Cass. (ord.) 07/01/2025, n. 172
La contestazione disciplinare non assolve ad una funzione correttiva
Il datore di lavoro ha il potere, ma non l’obbligo, di esercitare il potere di controllo in modo continuo sui propri dipendenti, contestando immediatamente qualsiasi infrazione al fine di evitarne un possibile aggravamento, come la realizzazione di condotte sanzionate dal CCNL con un provvedimento espulsivo. Ne consegue che la tempestività della contestazione disciplinare va valutata non in relazione al momento in cui il datore avrebbe potuto accorgersi dell’infrazione, ove avesse controllato assiduamente l’operato del dipendente, ma al momento in cui il datore di lavoro ne abbia acquisito piena conoscenza. In applicazione di questo principio, è stato confermato il licenziamento per giustificato motivo soggettivo di un lavoratore che, violando gli obblighi di correttezza e diligenza, aveva reiteratamente violato l’obbligo di comunicare le assenze e gli impedimenti al regolare espletamento della prestazione di lavoro. Anche se il datore non aveva contestato le singole assenze volta per volta, in assenza di un controllo assiduo sul lavoratore, la circostanza che le assenze prodottesi nel tempo avessero arrecato un pregiudizio organizzativo al datore di lavoro giustificava l’irrogazione della sanzione espulsiva.

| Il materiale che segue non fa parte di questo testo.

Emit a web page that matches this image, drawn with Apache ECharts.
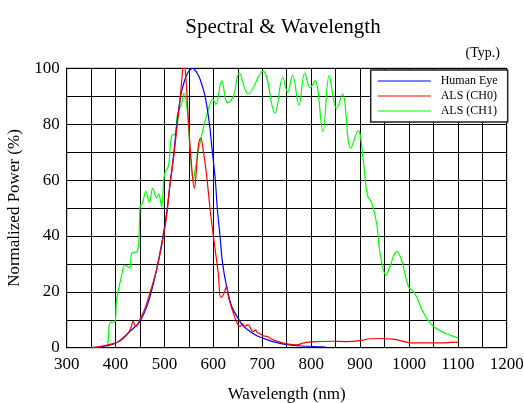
<!DOCTYPE html>
<html>
<head>
<meta charset="utf-8">
<script src="https://cdn.jsdelivr.net/npm/echarts@6/dist/echarts.min.js"></script>
<style>
html,body{margin:0;padding:0;background:#fff;}
#chart{width:524px;height:403px;}
</style>
</head>
<body>
<div id="chart"></div>
<script>
// Human Eye (blue)
var eyeNm  = [350,370,390,402,415,429,440,450,460,470,484,498,505,511,518,525,533,540,548,558,566,573,583,592,598,604,608,613.6,619,627,637,649,660,675,690,709,730,750,780,830];
var eyeVal = [0,0.3,1,1.8,3.5,5.8,7.5,9.5,13,18,28,41,49,58,68,79.5,90,95,98.5,100,98.5,96,90,80,70,60,50,40,30,22,15,11,8,5.8,4.2,2.9,1.8,1.1,0.6,0.2];

// ALS (CH0) (red)
var ch0Nm  = [350,370,390,410,425,432,436,441,446,452,460,470,484,498,505,511,518,525,532,536,538,541,544,548,552,557,561,565,569,574,579,586,593,600,606,610,615,619,623,627,631,636,641,648,654,660,664,669,673,677,682,686,690,695,702,710,720,730,750,770,785,800,845,870,900,920,941,968,990,1009,1050,1100];
var ch0Val = [0,0.5,1.3,2.5,5,7.5,9.4,7.6,8.5,11,14,19.5,28,40,48,58,67,78,89,97,100,100,96,84,73,62,57,63,72,75,71,62,50,40,32,26.7,18,18.5,20,22,18,15,12.4,9,7.6,8.5,7.4,8.2,8,6.5,5.8,6.4,5.5,5,4.3,4,3,2.3,1.4,1,1.7,2.1,2.3,2.2,2.5,3.2,3.3,3.1,2.2,1.7,1.7,2];

// ALS (CH1) (green)
var ch1Nm  = [383,385,388,399,402,412,419,429,433,444,448,450,455,462,469,476,484,488,494,500,508,515,522,526,536,540,546,552,559,563,573,586,599,605,617,629,641,653,671,701,726,742,752,762,775,787,798,808,824,837,852,864,881,896,907,915,924,934,941,953,961,975,985,999,1012,1030,1050,1077,1100];
var ch1Val = [0,3,8.8,9.4,17,25.5,29.6,28.5,33.8,34.4,40,50.5,51.7,56,52,57,53.6,55,50.5,62,65,76,76.4,83,88,91,86,72,60,64,73.6,83,89,87,95.6,87.6,90,98.3,90.8,99,84,96.8,91.4,97.6,86.7,98.3,93,95.6,77.4,97.4,85.5,90.8,71.4,77.7,66.4,54.6,51.7,44.5,33.8,26,29,34.4,31.4,21.9,19.5,12.4,7.6,5,3.5];

// Axis ticks
var xTicks = [300,400,500,600,700,800,900,1000,1100,1200];
var yTicks = [0,20,40,60,80,100];

var seriesNames = ['Human Eye','ALS (CH0)','ALS (CH1)'];
var seriesColors = ['#0000ff','#ff0000','#00ff00'];

function zip(a,b){var r=[];for(var i=0;i<a.length;i++)r.push([a[i],b[i]]);return r;}

var LINE_ICON = 'path://M0,0 M0,5.4 L53,5.4 L53,6.6 L0,6.6 Z M53,12';
var FONT = '"Liberation Serif","Times New Roman",serif';
var chart = echarts.init(document.getElementById('chart'), null, {renderer:'canvas'});
chart.setOption({
  animation:false,
  backgroundColor:'#fff',
  textStyle:{fontFamily:FONT,color:'#000'},
  title:[
    {text:'Spectral & Wavelength',left:278,top:12,textAlign:'center',
     textStyle:{fontFamily:FONT,fontSize:21,fontWeight:'normal',color:'#000'}},
    {text:'(Typ.)',right:19,top:41,
     textStyle:{fontFamily:FONT,fontSize:14,fontWeight:'normal',color:'#000'}}
  ],
  grid:{left:66.7,right:17.3,top:68.3,bottom:55.3,show:true,borderColor:'#000',borderWidth:1,
        backgroundColor:'transparent',containLabel:false,outerBoundsMode:'none'},
  legend:{
    orient:'vertical',left:370.7,top:70,
    padding:[5,10,5,7],itemGap:3,itemWidth:53,itemHeight:12,
    backgroundColor:'#fff',borderColor:'#222',borderWidth:1.5,borderRadius:0,
    textStyle:{fontFamily:FONT,fontSize:12,color:'#000',padding:[0,0,0,5]},
    data:seriesNames.map(function(n,i){return {name:n,icon:LINE_ICON,itemStyle:{color:seriesColors[i]}};})
  },
  xAxis:{
    type:'value',min:300,max:1200,interval:50,
    name:'Wavelength (nm)',nameLocation:'middle',nameGap:38,
    nameTextStyle:{fontFamily:FONT,fontSize:17,color:'#000'},
    axisLine:{show:true,lineStyle:{color:'#000',width:1}},
    axisTick:{show:false},
    axisLabel:{fontFamily:FONT,fontSize:17,color:'#000',margin:8,showMaxLabel:true,showMinLabel:true,
      formatter:function(v){return xTicks.indexOf(v)>=0?String(v):'';}},
    splitLine:{show:true,lineStyle:{color:'#000',width:1}}
  },
  yAxis:{
    type:'value',min:0,max:100,interval:10,
    name:'Normalized Power (%)',nameLocation:'middle',nameGap:38,
    nameTextStyle:{fontFamily:FONT,fontSize:17,color:'#000'},
    axisLine:{show:true,lineStyle:{color:'#000',width:1}},
    axisTick:{show:false},
    axisLabel:{fontFamily:FONT,fontSize:17,color:'#000',margin:7,showMaxLabel:true,showMinLabel:true,
      formatter:function(v){return yTicks.indexOf(v)>=0?String(v):'';}},
    splitLine:{show:true,lineStyle:{color:'#000',width:1}}
  },
  series:[
    {name:seriesNames[0],type:'line',data:zip(eyeNm,eyeVal),symbol:'none',smooth:0.4,
     lineStyle:{color:seriesColors[0],width:1.2},itemStyle:{color:seriesColors[0]},z:3},
    {name:seriesNames[1],type:'line',data:zip(ch0Nm,ch0Val),symbol:'none',smooth:0.4,
     lineStyle:{color:seriesColors[1],width:1.2},itemStyle:{color:seriesColors[1]},z:4},
    {name:seriesNames[2],type:'line',data:zip(ch1Nm,ch1Val),symbol:'none',smooth:0.4,
     lineStyle:{color:seriesColors[2],width:1.2},itemStyle:{color:seriesColors[2]},z:2}
  ]
});
</script>
</body>
</html>
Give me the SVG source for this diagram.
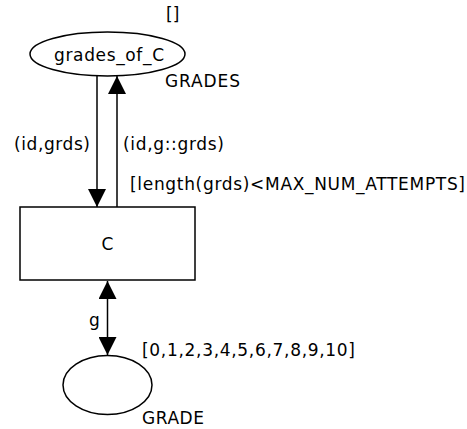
<svg xmlns="http://www.w3.org/2000/svg" width="467" height="429" viewBox="0 0 467 429">
<style>
.shape{fill:#fff;stroke:#000;stroke-width:1.5}
.arc{fill:none;stroke:#000;stroke-width:1.5}
text{font-family:"DejaVu Sans",Verdana,sans-serif;font-size:17px;fill:#000}
</style>
<defs>
<marker id="ah" markerUnits="userSpaceOnUse" markerWidth="18" markerHeight="18" viewBox="0 0 16 16" refX="16" refY="8" orient="auto-start-reverse">
<path d="M0,0 L16,8 L0,16 Z" fill="#000"/>
</marker>
</defs>
<rect width="467" height="429" fill="#fff"/>
<g id="connectors">
<line class="arc" x1="97" y1="76" x2="97" y2="207" marker-end="url(#ah)"/>
<line class="arc" x1="117" y1="207" x2="117" y2="76" marker-end="url(#ah)"/>
<line class="arc" x1="107.5" y1="281" x2="107.5" y2="355" marker-start="url(#ah)" marker-end="url(#ah)"/>
<text x="14" y="150" textLength="76" lengthAdjust="spacing">(id,grds)</text>
<text x="123" y="150" textLength="101" lengthAdjust="spacing">(id,g::grds)</text>
<text x="130" y="190" textLength="335" lengthAdjust="spacing">[length(grds)&lt;MAX_NUM_ATTEMPTS]</text>
<text x="89" y="326">g</text>
</g>
<g id="grades_of_C">
<ellipse class="shape" cx="107.5" cy="54" rx="77.5" ry="22"/>
<text x="54" y="61" textLength="110" lengthAdjust="spacing">grades_of_C</text>
<text x="166" y="20">[]</text>
<text x="165" y="87" textLength="75" lengthAdjust="spacing">GRADES</text>
</g>
<g id="C">
<rect class="shape" x="20" y="207" width="175" height="73"/>
<text x="107.5" y="250" text-anchor="middle">C</text>
</g>
<g id="grade">
<ellipse class="shape" cx="107.5" cy="385" rx="44.5" ry="29.5"/>
<text x="142" y="356" textLength="213" lengthAdjust="spacing">[0,1,2,3,4,5,6,7,8,9,10]</text>
<text x="142" y="424" textLength="62" lengthAdjust="spacing">GRADE</text>
</g>
</svg>
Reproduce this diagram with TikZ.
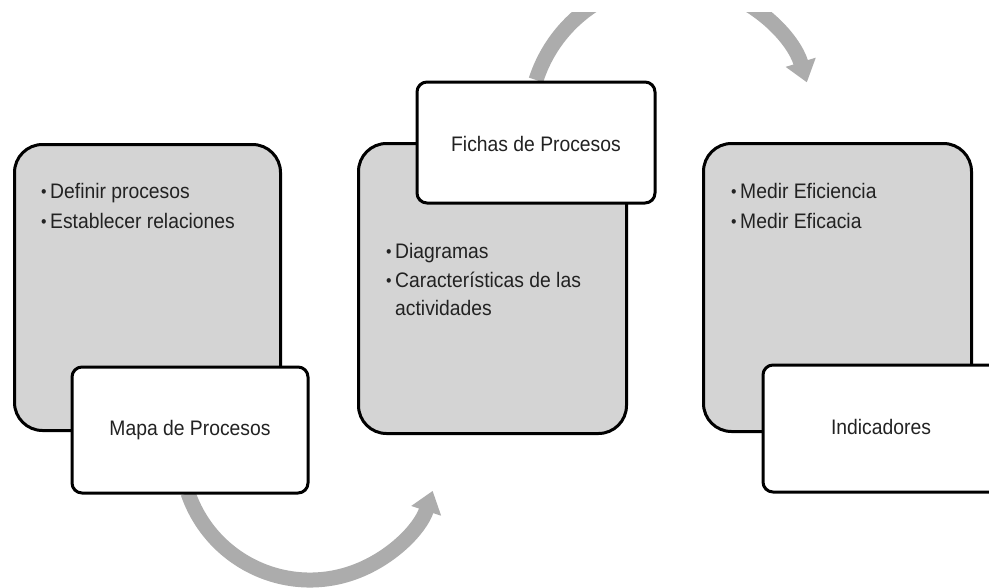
\documentclass[tikz,border=0pt]{standalone}
\usepackage{fontspec}
\setmainfont{Liberation Sans}[FakeStretch=0.92]
\usetikzlibrary{arrows.meta}
\definecolor{boxgray}{RGB}{212,212,212}
\definecolor{arcgray}{RGB}{172,172,172}
\definecolor{txt}{RGB}{34,34,34}
\newcommand{\bul}{\makebox[9pt][l]{\raisebox{1pt}{\fontsize{17}{17}\selectfont•}}}
\begin{document}
\begin{tikzpicture}[x=1pt,y=-1pt,
  graybox/.style={draw=black, line width=3pt, fill=boxgray, rounded corners=28pt, inner sep=0pt},
  whitebox/.style={draw=black, line width=3pt, fill=white, rounded corners=10pt, inner sep=0pt},
  flow/.style={draw=arcgray, line width=15pt, -{Triangle[width=30pt,length=21pt]}},
  item/.style={anchor=base west, inner sep=0pt, text=txt, font=\fontsize{21}{25}\selectfont},
  boxtext/.style={anchor=base, inner sep=0pt, text=txt, font=\fontsize{21}{25}\selectfont}]
\useasboundingbox (0,0) rectangle (989,587);
\clip (0,0) rectangle (989,587);
\fill[white] (0,0) rectangle (989,587);
% connectors (behind boxes)
\coordinate (a1s) at (188,493);
\draw[flow] (a1s) arc[start angle=161, end angle=18, radius=129];
\begin{scope}
  \clip (0,12) rectangle (989,587);
  \coordinate (a2s) at (536,80);
  \draw[flow] (a2s) arc[start angle=-162, end angle=-17, radius=142];
\end{scope}
% gray boxes
\node[graybox, anchor=north west, minimum width=266pt, minimum height=286pt] (g1) at (13,143) {};
\node[graybox, anchor=north west, minimum width=268pt, minimum height=290pt] (g2) at (357,142) {};
\node[graybox, anchor=north west, minimum width=268pt, minimum height=288pt] (g3) at (702,142) {};
% bullet items
\node[item] (i11) at (41,198) {\bul Definir procesos};
\node[item] (i12) at (41,228) {\bul Establecer relaciones};
\node[item] (i21) at (386,258) {\bul Diagramas};
\node[item] (i22) at (386,287) {\bul Características de las};
\node[item] (i23) at (395,315) {actividades};
\node[item] (i31) at (731,198) {\bul Medir Eficiencia};
\node[item] (i32) at (731,228) {\bul Medir Eficacia};
% white boxes
\node[whitebox, minimum width=236pt, minimum height=126pt] (w1) at (190,430) {};
\node[boxtext] (t1) at (190,435) {Mapa de Procesos};
\node[whitebox, minimum width=238pt, minimum height=121pt] (w2) at (536,142.5) {};
\node[boxtext] (t2) at (536,151) {Fichas de Procesos};
\node[whitebox, minimum width=237pt, minimum height=127pt] (w3) at (881.5,428.5) {};
\node[boxtext] (t3) at (881,434) {Indicadores};
\end{tikzpicture}
\end{document}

Cass. (ord.) 07/01/2025, n. 276
Indennità NASpI e invio certificato medico attestante il riacquisto della capacità lavorativa
L’Inps ha fornito alcuni chiarimenti sulle modalità di richiesta dell’indennità di disoccupazione NASpI per i dipendenti in malattia al momento della cessazione del rapporto di lavoro. In caso di malattia o infortunio/malattia professionale indennizzabili dall’Inps o dall’Inail verificatisi entro 60 giorni dalla cessazione del rapporto di lavoro, il termine per presentare la domanda di NASpI è sospeso per la durata dell’evento stesso e riprende a decorrere dal termine del predetto evento. I lavoratori possono inoltrare la domanda nei termini di legge, con decorrenza del pagamento dell’indennità (i) dall’ottavo giorno successivo al termine dell’evento, se la domanda viene presentata tempestivamente oppure (ii) dal giorno successivo alla presentazione della domanda, qualora la domanda sia presentata oltre l’ottavo giorno successivo al termine dell’evento. L’Inps ha, inoltre, precisato che dal 1° marzo 2025, per le richieste di NASpI presentate dai lavoratori in malattia o in infortunio/malattia professionale al momento della cessazione del rapporto di lavoro, è richiesto l’invio del certificato medico che attesti il riacquisto della capacità lavorativa o, in caso di evento tutelato dall’Inps, il certificato definitivo rilasciato dal predetto ente. I suddetti certificati medici, privi di diagnosi, potranno essere presentati contestualmente alla domanda di NASpI o successivamente tramite il modello “NASpI-Com”.